CASE STUDY #1
Back when I worked at the grocery store, I often had to be out at the bus stop before 6AM in order to get to work on time. I worked there through the winter, when it was dark at 6AM.
One Sunday morning, at 5:55AM, I was out at my bus stop as usual, on the corner of North Florissant and Saint Louis, in the dark, alone, when a truck drove up. Two white people were inside. They looked at each other with caution and hesitation, but then one of them rolled down their window and asked me for directions. I forget where they were going exactly, but I want to say they were looking for Natural Bridge and North Grand. Wherever it was, they were heading in the opposite direction of where they needed to be going.
I gave them flawless directions, replete with landmarks and with "If you pass blahblahblah, you'll know you've gone too far."
They thanked me. They were silent. They looked at each other again, and after what seemed like at least 30 seconds of silence, they asked me "Do you know where you are? Do you need a ride?"
The question seemed entirely genuine, and trust me, at 5something in the morning when I am out by myself on a deserted street corner, I assume everyone is out to get me. But they seemed to really be concerned.
These people had a textbook case of "OMG IT'S A LITTLE WHITE GIRL NORTH OF DELMAR!" Syndrome.
I assured them that I knew where I was, and that I live here, and that the bus would be there shortly. They drove away, still looking somewhat worried.
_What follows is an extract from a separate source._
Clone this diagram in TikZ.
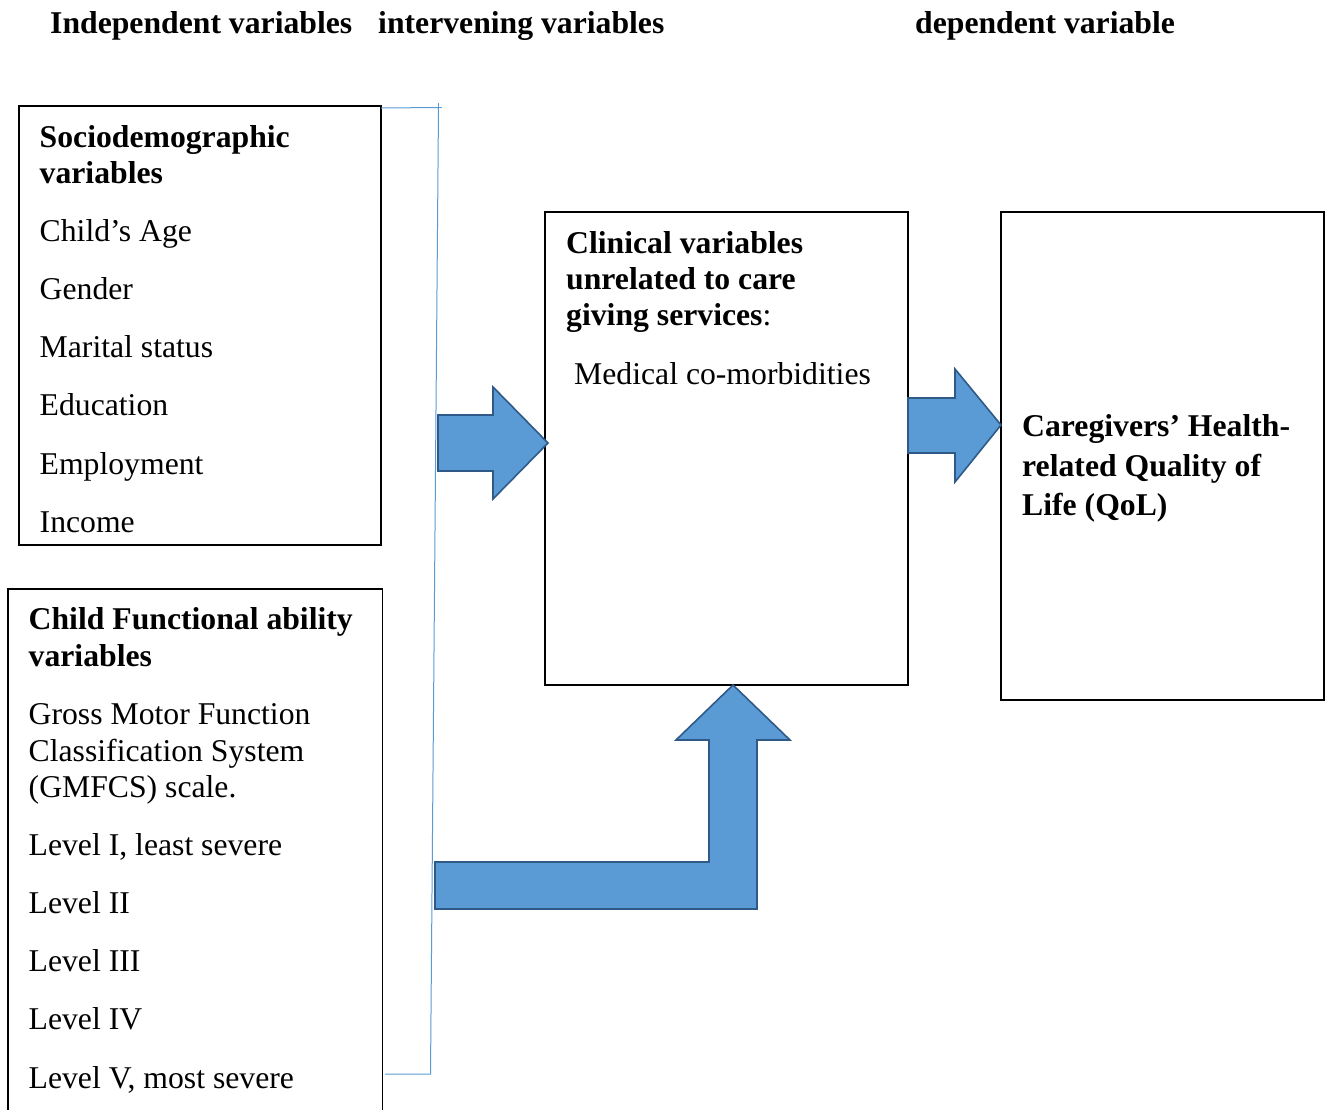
\documentclass[tikz,border=0pt]{standalone}
\usepackage{fontspec}
\setmainfont{Liberation Serif}
\definecolor{arrfill}{HTML}{5B9BD5}
\definecolor{arrline}{HTML}{2F5A88}
\definecolor{brk}{HTML}{5B9BD5}
\begin{document}
\begin{tikzpicture}[x=1pt,y=-1pt,
  txt/.style={anchor=base west,inner sep=0pt,font=\fontsize{31.7}{36.5}\selectfont},
  btxt/.style={txt,font=\fontsize{31.7}{36.5}\selectfont\bfseries},
  varbox/.style={draw=black,line width=1.5pt,fill=none},
  blockarrow/.style={fill=arrfill,draw=arrline,line width=1.6pt,line join=miter},
  bracketline/.style={draw=brk,line width=1pt}]
\clip (0,0) rectangle (1325,1109);
\fill[white] (0,0) rectangle (1325,1109);

% headers
\node[btxt] (h1) at (50,33) {Independent variables};
\node[btxt] (h2) at (378,33) {intervening variables};
\node[btxt] (h3) at (915,33) {dependent variable};

% boxes
\draw[varbox] (19,106) rectangle (381,545);
\coordinate (socioNE) at (381,108);
\draw[varbox] (8,589) rectangle (382.5,1130);
\draw[varbox] (545,212) rectangle (908,685);
\draw[varbox] (1001,212) rectangle (1324,700);

% socio text
\node[btxt] (s1) at (39.5,147) {Sociodemographic};
\node[btxt] (s2) at (39.5,183) {variables};
\node[txt] (s3) at (39.5,241) {Child’s Age};
\node[txt] (s4) at (39.5,299) {Gender};
\node[txt] (s5) at (39.5,357) {Marital status};
\node[txt] (s6) at (39.5,415) {Education};
\node[txt] (s7) at (39.5,474) {Employment};
\node[txt] (s8) at (39.5,532) {Income};

% child text
\node[btxt] (c1) at (28.5,629) {Child Functional ability};
\node[btxt] (c2) at (28.5,666) {variables};
\node[txt] (c3) at (28.5,724) {Gross Motor Function};
\node[txt] (c4) at (28.5,761) {Classification System};
\node[txt] (c5) at (28.5,797) {(GMFCS) scale.};
\node[txt] (c6) at (28.5,855) {Level I, least severe};
\node[txt] (c7) at (28.5,913) {Level II};
\node[txt] (c8) at (28.5,971) {Level III};
\node[txt] (c9) at (28.5,1029) {Level IV};
\node[txt] (c10) at (28.5,1088) {Level V, most severe};

% clinical text
\node[btxt] (k1) at (566,253) {Clinical variables};
\node[btxt] (k2) at (566,289) {unrelated to care};
\node[btxt] (k3) at (566,325) {giving services\mdseries:};
\node[txt] (k4) at (574,384) {Medical co-morbidities};

% QoL text
\node[btxt] (q1) at (1022,436) {Caregivers’ Health-};
\node[btxt] (q2) at (1022,476) {related Quality of};
\node[btxt] (q3) at (1022,515) {Life (QoL)};

% bracket line
\draw[bracketline] (socioNE) -- (438.5,107.5) -- (430.5,1074) -- (385,1074);
\draw[bracketline] (438.5,103) -- (438.5,108);
\draw[bracketline] (434,107.5) -- (442,107.5);

% arrows
\draw[blockarrow] (438,415) -- (493,415) -- (493,387) -- (548,443) -- (493,499) -- (493,471) -- (438,471) -- cycle;
\draw[blockarrow] (908,398) -- (955,398) -- (955,369) -- (1001,425) -- (955,482) -- (955,453) -- (908,453) -- cycle;
\draw[blockarrow] (435,862) -- (709,862) -- (709,740) -- (676,740) -- (733,685) -- (790,740) -- (757,740) -- (757,909) -- (435,909) -- cycle;
\end{tikzpicture}
\end{document}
I wonder how they thought I gave them those great directions if I didn't know where I was, hmm?
CASE STUDY #2
A couple of months later, I was waiting for the bus at the corner and about the same hour, and I saw a white camera man from FOX 2 filming. I went up to him and asked him what had happened, since it's good to keep tabs on the events of one's own neighborhood. He told me what the story was about, and I thanked him. I walked off to the bus stop at the end of the 14th Street Mall, realizing at that point that I'd missed the #74 Florissant and I'd have to wait for the #30 Soulard.
Before the Soulard bus showed up, the camera man drove up in his SUV and stopped at the end of the Mall. He asked me, "What are you doing around HERE, anyway?"
Responding to the man's tone, I snarked back indignantly, "I LIVE HERE! I own a historic house one block away from here!"
I forget what he said, but I do remember that he acted weirded out. He drove away, exhibiting a classic example of the cat-suddenly-gotcher-tongue symptom that commonly afflicts OMGIALWGNOD sufferers.
CASE STUDY #3
When I worked at the grocery store, we got free coffee if we brought our own mug to work. I often brought my Crown Candy mug, since it provided a nice little opportunity to mention Old North when people commented on it.
One day, a white woman came through my check-out line dressed head to toe in real fur. She told me something about how it was her twice yearly trip "into the city," and how she was totally surprised that Downtown was experiencing revitalization (Musta been a couple of years since the last twice yearly trip, huh?).
She noticed my mug, and made some little comment about it. I gave her the standard, "Why yes I love Crown's it's great I LIVE RIGHT BY THERE and I eat there all the time still. I thought I would have gotten sick of it since I LIVE IN THAT NEIGHBORHOOD!" cutesy spiel.
She looked taken aback.
She said, "I was going to ask how the neighborhood is, but I guess if YOU live there it's fine."
I was tempted to say a lot of things right then, but I knew if I opened my mouth I'd probably say something that would get me fired, so I just remained silent and let her walk out of the store. She was deeply, deeply in the throes of OMGIALWGNOD, anyway, and it probably would have taken considerable rehabilitative therapy to bring her back to a healthy state.
CASE STUDY #4
This past Saturday, I took a nice, long walk through ONSL, St. Louis Place, and Jeff Vander Lou. The course of my walk took me past the back of Vashon High School, where five or so black men were sitting on the dock and chatting.
When I walked by, one of the men shouted across the street to me in a sing-song manner, "DO YOU NEED A MAN OF MY COMPLEXION TO WALK WITH YOU FOR YOUR PROTECTION?"
I laughed. I looked over to the dock, and saw the man smiling in a non-threatening way. I shook my head no, but offered him a cheesy salute to show there were no hard feelings. He cracked up, and I was glad to return the laugh.
This was maybe the first time I ran into an OMGIALWGNOD sufferer on the street who was actually smiling. This man's case of OMGIALWGNOD was also unusual because he was perfectly blunt about the race-based reasons for his surprise at seeing me there, which most people seem to try to skirt around (i.e. it's "that neighborhood" or "safety," when it's obvious what people are really getting at.).
Even though my neighborhood is pretty integrated, I have a feeling I will be running into people stricken with sudden fits of OMGIALWGNOD Syndrome for years to come.